ENTRIES PROVIDED -
^^^^
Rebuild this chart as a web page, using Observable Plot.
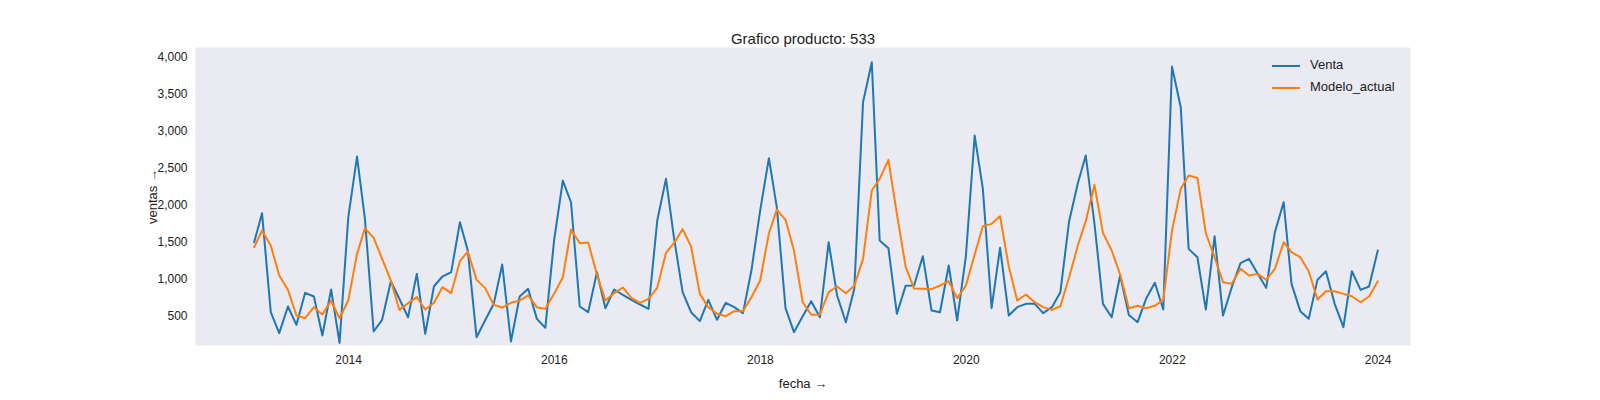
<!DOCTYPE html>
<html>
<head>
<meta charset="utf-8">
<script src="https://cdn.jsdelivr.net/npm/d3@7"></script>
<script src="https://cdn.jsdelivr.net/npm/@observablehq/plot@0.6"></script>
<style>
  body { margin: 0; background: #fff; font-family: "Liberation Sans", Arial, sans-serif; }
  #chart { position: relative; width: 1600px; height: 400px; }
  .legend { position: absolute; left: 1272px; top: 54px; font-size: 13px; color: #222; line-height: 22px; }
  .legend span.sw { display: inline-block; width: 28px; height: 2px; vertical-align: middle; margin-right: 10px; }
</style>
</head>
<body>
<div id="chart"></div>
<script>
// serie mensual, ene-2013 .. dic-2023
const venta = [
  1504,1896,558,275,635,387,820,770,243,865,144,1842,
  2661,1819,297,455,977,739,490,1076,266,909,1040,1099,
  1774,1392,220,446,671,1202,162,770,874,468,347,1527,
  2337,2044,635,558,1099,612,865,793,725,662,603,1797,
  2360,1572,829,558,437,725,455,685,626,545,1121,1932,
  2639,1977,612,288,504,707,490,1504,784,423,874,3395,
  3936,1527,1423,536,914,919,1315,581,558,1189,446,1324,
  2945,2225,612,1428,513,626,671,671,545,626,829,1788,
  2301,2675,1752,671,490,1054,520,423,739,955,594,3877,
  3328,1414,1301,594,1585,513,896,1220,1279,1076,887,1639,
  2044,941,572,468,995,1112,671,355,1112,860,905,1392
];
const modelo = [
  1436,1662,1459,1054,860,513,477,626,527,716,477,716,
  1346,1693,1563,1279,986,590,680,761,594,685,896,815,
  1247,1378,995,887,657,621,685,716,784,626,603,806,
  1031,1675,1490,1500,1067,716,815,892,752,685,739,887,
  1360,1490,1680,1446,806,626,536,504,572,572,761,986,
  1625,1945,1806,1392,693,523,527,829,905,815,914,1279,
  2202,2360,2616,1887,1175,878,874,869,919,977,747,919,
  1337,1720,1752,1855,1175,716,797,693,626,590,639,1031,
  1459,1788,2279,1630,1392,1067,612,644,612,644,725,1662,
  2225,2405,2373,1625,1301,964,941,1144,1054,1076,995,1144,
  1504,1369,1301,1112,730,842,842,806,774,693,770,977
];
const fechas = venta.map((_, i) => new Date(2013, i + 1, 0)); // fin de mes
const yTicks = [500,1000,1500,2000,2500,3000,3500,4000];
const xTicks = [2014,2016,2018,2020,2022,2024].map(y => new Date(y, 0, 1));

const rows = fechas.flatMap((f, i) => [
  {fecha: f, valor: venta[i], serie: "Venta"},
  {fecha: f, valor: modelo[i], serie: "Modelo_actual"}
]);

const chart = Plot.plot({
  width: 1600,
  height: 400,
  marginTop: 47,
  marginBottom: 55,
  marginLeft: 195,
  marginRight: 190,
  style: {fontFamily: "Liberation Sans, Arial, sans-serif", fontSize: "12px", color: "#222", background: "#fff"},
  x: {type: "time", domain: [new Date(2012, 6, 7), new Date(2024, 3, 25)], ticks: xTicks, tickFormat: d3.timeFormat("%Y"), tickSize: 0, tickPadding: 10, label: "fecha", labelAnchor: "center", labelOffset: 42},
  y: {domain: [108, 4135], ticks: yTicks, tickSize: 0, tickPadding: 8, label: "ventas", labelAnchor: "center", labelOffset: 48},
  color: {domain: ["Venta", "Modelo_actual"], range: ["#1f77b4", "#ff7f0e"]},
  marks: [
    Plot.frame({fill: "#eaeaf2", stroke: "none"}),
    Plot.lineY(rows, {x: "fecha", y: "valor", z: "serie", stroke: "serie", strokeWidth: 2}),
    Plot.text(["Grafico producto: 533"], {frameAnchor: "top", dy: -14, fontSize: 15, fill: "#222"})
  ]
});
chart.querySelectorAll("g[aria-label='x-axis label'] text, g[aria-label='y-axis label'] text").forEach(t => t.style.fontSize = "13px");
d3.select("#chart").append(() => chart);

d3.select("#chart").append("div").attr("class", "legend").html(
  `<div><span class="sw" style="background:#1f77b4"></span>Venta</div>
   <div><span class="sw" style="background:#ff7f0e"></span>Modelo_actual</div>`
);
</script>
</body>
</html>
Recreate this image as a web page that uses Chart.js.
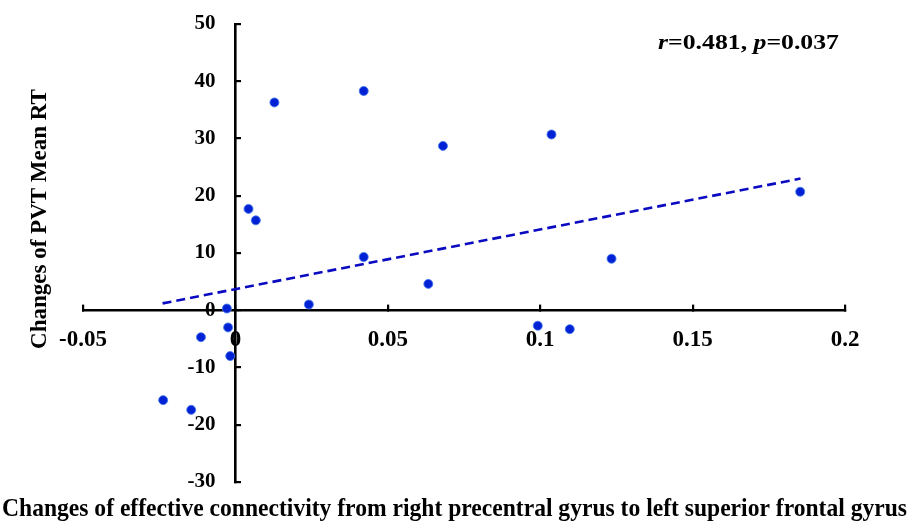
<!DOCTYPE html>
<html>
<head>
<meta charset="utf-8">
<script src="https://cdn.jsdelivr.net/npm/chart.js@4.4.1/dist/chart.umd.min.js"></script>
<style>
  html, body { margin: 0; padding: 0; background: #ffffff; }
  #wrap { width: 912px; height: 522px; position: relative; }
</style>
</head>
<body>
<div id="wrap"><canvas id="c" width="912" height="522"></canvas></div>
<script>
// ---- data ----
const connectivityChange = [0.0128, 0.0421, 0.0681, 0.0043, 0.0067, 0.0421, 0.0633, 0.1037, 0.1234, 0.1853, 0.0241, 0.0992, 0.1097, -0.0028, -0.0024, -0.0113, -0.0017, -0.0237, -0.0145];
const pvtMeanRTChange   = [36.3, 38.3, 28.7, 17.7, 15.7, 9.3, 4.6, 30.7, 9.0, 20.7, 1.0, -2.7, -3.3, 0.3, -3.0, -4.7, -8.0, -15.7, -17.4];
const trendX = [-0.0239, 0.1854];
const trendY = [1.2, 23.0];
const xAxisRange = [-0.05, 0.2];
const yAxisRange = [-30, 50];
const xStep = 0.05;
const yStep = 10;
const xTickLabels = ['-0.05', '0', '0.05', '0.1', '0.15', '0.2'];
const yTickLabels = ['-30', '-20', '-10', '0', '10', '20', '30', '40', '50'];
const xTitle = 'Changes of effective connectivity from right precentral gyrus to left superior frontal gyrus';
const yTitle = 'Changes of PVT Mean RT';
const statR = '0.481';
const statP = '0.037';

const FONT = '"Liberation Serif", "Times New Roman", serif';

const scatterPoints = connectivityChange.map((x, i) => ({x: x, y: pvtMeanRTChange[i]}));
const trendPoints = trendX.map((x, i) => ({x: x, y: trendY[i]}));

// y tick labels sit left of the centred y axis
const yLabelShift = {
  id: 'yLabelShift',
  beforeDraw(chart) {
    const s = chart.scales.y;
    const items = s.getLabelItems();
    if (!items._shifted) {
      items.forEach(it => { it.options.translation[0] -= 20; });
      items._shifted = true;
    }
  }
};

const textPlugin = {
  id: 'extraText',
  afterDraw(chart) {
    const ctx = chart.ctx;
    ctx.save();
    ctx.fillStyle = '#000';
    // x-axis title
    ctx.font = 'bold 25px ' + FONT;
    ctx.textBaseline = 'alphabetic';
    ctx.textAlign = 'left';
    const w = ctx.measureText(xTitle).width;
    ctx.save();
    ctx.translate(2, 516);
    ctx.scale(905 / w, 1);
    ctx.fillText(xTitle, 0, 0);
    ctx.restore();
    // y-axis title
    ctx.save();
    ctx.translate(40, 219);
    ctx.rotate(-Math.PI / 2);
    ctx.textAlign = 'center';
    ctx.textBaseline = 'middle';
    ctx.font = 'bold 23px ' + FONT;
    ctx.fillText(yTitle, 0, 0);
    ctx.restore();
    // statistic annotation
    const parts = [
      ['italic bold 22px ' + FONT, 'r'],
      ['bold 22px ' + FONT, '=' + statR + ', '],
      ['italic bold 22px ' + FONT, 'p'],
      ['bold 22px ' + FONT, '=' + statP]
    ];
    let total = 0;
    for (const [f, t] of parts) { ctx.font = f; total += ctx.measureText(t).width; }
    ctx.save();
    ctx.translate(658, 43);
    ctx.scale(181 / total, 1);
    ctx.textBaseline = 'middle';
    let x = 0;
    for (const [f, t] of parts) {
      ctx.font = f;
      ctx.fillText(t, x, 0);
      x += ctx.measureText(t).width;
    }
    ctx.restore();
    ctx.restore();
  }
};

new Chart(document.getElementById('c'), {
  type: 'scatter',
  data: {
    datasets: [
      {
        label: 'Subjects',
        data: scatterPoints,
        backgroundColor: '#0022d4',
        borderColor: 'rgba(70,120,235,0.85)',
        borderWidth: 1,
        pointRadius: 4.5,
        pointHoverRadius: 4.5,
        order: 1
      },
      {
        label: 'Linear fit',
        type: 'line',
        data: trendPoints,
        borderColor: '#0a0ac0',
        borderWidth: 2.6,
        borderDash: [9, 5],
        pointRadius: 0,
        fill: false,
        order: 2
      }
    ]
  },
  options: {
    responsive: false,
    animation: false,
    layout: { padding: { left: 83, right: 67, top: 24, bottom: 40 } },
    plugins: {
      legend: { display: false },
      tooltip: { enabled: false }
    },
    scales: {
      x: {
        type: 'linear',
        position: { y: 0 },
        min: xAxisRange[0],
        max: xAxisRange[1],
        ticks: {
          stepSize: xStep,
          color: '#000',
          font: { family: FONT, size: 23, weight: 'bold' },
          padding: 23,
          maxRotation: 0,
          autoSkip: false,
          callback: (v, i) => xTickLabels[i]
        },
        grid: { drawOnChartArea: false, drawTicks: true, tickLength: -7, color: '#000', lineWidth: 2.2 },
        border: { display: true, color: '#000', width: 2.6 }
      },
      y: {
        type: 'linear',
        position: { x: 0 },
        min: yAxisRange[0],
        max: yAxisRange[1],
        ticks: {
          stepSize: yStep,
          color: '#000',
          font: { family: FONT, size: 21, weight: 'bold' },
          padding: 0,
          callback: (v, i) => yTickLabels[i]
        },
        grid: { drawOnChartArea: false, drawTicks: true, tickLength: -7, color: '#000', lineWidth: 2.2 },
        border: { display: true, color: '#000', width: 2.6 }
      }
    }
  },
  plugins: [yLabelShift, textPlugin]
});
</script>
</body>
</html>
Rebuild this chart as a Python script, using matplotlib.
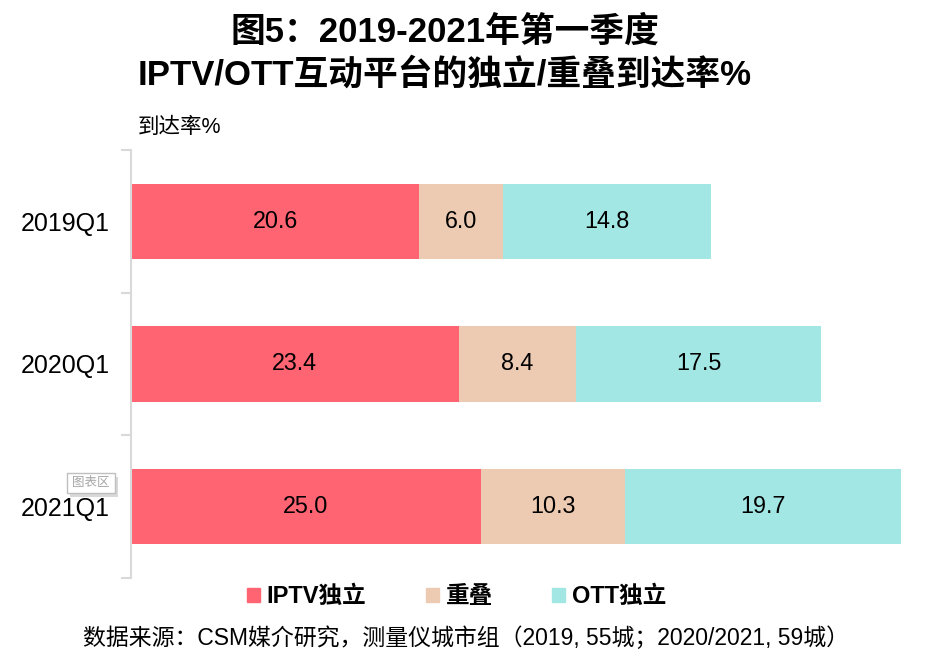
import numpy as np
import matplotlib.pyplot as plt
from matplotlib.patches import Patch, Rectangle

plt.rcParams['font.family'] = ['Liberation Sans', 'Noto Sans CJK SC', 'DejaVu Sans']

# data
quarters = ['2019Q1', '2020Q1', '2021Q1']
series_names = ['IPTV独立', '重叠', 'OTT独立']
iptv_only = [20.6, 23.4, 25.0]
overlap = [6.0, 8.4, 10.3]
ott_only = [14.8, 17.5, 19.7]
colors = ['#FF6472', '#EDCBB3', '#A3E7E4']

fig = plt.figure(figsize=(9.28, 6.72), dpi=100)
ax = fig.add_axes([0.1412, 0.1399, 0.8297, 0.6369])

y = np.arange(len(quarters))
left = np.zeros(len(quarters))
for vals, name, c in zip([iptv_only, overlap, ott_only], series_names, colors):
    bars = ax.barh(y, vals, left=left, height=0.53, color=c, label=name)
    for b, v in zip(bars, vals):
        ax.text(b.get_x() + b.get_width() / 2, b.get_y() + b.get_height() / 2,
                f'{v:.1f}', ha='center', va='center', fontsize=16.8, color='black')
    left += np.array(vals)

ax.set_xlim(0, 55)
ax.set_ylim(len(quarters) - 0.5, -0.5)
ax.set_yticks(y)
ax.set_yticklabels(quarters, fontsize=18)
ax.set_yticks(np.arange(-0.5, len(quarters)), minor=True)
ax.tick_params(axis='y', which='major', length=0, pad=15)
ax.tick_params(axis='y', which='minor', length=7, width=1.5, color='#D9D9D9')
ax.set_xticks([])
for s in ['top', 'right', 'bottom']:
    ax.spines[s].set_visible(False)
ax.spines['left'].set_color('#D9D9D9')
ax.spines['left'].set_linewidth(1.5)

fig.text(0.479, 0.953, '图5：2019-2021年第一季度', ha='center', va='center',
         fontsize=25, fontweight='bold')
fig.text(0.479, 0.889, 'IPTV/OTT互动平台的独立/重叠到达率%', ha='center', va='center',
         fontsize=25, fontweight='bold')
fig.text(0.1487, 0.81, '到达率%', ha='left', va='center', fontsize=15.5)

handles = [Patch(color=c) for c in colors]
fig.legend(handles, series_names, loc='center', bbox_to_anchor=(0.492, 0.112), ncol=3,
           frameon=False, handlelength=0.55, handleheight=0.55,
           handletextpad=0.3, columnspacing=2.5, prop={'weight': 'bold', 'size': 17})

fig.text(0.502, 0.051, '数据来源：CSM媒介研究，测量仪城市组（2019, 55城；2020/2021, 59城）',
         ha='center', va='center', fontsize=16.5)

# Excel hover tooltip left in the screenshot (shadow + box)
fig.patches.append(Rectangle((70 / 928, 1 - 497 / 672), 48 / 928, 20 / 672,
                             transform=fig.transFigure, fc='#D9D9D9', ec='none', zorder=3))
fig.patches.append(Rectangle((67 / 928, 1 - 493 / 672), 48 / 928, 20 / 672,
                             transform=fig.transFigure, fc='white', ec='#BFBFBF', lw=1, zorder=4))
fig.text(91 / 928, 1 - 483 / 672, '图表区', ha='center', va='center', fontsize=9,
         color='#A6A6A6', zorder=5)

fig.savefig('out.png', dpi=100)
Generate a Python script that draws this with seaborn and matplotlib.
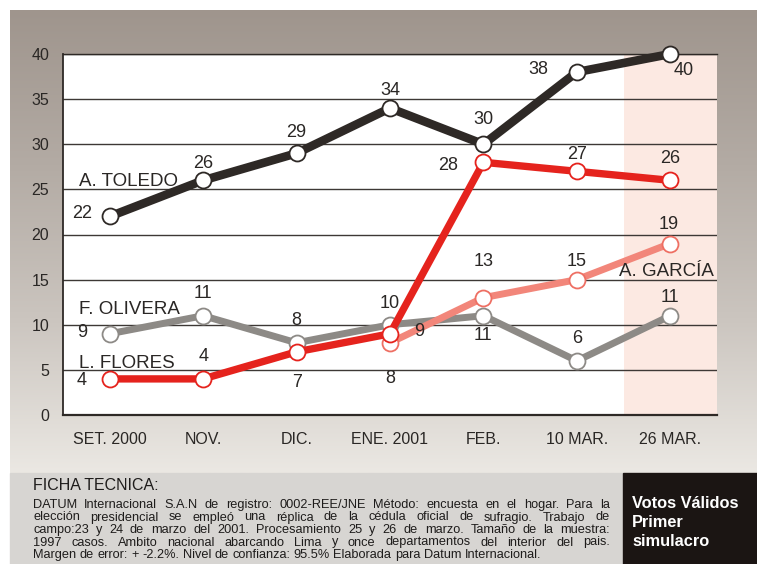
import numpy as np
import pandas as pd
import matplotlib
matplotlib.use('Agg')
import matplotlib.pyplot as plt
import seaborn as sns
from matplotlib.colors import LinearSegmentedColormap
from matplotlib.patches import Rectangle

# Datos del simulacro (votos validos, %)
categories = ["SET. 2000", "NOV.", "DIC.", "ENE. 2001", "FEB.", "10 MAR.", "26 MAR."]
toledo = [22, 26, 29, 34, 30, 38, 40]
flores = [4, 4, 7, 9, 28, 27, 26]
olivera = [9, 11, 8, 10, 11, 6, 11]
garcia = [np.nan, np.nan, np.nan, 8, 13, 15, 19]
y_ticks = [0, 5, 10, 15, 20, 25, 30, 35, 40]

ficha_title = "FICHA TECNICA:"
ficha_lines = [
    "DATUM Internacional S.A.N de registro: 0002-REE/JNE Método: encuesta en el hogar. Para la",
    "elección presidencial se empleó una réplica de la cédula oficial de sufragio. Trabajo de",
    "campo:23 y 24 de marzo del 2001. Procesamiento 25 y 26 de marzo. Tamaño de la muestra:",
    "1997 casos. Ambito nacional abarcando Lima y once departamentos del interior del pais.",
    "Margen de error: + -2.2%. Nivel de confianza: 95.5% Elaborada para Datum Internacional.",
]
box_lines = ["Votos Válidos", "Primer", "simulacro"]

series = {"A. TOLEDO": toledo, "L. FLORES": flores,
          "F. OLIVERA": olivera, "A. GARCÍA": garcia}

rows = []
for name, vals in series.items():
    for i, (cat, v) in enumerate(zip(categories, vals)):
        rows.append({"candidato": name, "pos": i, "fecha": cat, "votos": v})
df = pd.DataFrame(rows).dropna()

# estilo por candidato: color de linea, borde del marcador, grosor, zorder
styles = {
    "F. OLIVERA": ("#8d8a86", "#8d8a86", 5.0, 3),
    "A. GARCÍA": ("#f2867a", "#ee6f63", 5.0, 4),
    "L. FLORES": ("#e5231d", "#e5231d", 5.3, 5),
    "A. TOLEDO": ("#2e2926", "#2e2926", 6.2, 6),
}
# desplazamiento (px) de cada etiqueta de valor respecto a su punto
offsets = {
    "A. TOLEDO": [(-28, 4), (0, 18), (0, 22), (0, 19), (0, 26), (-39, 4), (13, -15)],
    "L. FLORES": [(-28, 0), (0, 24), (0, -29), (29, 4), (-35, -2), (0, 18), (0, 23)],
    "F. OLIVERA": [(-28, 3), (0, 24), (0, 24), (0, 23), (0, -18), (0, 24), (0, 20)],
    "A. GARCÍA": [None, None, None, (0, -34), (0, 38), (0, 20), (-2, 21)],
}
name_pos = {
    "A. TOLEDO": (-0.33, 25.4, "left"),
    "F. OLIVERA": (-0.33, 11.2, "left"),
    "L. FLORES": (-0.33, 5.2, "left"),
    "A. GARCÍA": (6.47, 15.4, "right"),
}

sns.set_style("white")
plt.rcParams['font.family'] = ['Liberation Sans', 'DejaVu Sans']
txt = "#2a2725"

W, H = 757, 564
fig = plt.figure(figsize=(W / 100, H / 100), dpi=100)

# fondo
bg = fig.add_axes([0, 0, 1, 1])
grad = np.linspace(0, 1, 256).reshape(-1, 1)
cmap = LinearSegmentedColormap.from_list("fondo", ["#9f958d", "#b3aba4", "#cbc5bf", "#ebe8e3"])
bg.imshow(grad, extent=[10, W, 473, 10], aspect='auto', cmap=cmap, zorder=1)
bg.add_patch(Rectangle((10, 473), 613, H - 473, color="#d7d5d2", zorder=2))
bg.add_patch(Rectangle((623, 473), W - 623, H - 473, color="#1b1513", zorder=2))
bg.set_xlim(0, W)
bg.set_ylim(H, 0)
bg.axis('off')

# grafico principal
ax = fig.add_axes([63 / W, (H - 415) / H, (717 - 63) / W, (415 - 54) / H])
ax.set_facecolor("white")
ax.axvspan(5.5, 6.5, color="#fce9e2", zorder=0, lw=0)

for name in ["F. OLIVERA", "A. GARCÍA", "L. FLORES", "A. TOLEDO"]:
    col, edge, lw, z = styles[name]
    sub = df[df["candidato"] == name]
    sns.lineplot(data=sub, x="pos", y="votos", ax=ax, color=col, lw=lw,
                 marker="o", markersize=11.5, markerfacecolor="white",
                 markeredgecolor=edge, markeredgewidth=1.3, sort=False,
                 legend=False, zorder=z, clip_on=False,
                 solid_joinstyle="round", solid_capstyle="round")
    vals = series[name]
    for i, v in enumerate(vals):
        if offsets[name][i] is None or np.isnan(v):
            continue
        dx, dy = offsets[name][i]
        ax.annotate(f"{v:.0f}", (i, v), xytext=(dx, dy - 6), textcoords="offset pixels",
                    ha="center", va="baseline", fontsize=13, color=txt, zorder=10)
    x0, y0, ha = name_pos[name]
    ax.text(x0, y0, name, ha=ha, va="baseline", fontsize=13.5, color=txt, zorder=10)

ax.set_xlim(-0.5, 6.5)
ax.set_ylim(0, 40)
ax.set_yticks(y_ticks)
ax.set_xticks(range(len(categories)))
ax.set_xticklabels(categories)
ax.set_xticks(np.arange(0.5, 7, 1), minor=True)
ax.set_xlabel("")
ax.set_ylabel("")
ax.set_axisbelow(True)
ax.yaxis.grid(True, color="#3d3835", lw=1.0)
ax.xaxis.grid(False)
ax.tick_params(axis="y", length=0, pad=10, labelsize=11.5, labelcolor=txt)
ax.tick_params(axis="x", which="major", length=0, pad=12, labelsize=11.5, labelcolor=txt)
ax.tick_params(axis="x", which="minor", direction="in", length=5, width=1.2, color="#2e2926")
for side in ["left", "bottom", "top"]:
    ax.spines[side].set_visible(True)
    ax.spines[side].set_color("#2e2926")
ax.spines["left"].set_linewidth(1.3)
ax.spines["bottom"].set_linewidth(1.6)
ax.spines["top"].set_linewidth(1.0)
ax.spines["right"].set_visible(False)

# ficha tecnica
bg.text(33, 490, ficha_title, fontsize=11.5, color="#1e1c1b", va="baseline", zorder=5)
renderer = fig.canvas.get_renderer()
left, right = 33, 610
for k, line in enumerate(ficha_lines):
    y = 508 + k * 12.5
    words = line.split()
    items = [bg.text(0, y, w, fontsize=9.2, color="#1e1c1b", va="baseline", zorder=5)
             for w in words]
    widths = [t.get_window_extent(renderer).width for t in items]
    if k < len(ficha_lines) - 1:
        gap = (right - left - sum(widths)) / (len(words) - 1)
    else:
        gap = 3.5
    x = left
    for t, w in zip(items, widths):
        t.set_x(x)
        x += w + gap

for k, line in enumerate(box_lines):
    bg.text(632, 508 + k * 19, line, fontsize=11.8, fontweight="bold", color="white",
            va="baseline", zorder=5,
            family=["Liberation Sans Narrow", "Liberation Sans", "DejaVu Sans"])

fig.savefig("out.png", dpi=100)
^^^^
JOB - Your answer should be only a number: how many lines of the data above contain the string "using"?

ANSWER TO THE EXERCISE - 2